The school strictly adheres to Letters and Sounds and follows the recommended planning and lesson structure. To supplement Letters and Sounds, Jolly Phonics is also used, where appropriate, to facilitate phonics learning through a kinaesthetic approach.
What is phonics?
Phonics is a way of teaching children to read quickly and skilfully. They are taught how to:
• Recognise the sounds that each individual letter makes;
• Identify the sounds that different combinations of letters make - such as ‘sh’ or ‘oo’; and
• Blend these sounds together from left to right to make a word.
Children can then use this knowledge to ‘de-code’ new words that they hear or see. This is the first important step in learning to read.

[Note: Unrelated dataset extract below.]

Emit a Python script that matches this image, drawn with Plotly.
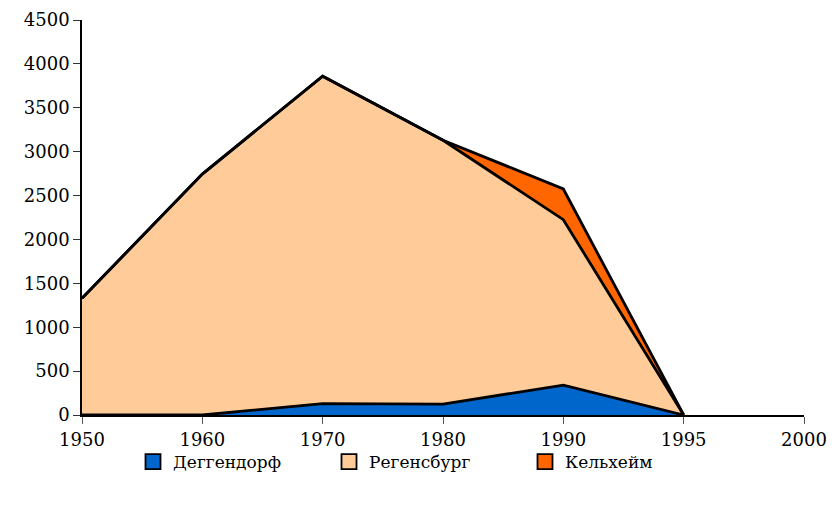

Phoneme - The smallest unit of sound. There are approximately 44 phonemes in English (it depends on different accents). Phonemes can be put together to make words.
Grapheme - A way of writing down a phoneme. Graphemes can be made up from 1 letter e.g. p, 2 letters e.g. sh, 3 letters e.g. tch or 4 letters e.g ough.
GPC - This is short for Grapheme Phoneme Correspondence. Knowing a GPC means being able to match a phoneme to a grapheme and vice versa.
Digraph - A grapheme containing two letters that makes just one sound (phoneme).
Trigraph - A grapheme containing three letters that makes just one sound (phoneme).
Blending- This involves looking at a written word, looking at each grapheme and using knowledge of GPCs to work out which phoneme each grapheme represents and then merging these phonemes together to make a word.
Segmenting - This involves hearing a word, splitting it up into the phonemes (sound talk/sounding out) that make it, using knowledge of GPCs to work out which graphemes represent those phonemes and then writing those graphemes down in the right order.
What is the phonics screening check?
The phonics screening check is a quick and easy check of your child’s phonics knowledge. It helps your school confirm whether your child has made the expected progress.
The phonics screening check will take place in June each year and you will be notified of the precise date nearer the time.
How does the check work?
• Your child will sit with a teacher he or she knows and be asked to read 40 words aloud.
• Your child may have read some of the words before, while others will be completely new.
• The check normally takes just a few minutes to complete and there is no time limit. If your child is struggling, the teacher will stop the check. The check is carefully designed not to be stressful for your child.
What are ‘non-words’?
The check will contain a mix of real words and ‘non-words’ (or ‘nonsense words’). Your child will be told before the check that there will be non-words that he or she will not have seen before. Many children will be familiar with this because many schools already use ‘non-words’ when they teach phonics.
Non-words are important to include because words such as ‘vap’ or ‘jound’ are new to all children. Children cannot read the non-words by using their memory or vocabulary; they have to use their decoding skills. This is a fair way to assess their ability to decode.
WE USE LETTERS AND SOUNDS PHONICS PROGRAMME AT HOLY CROSS.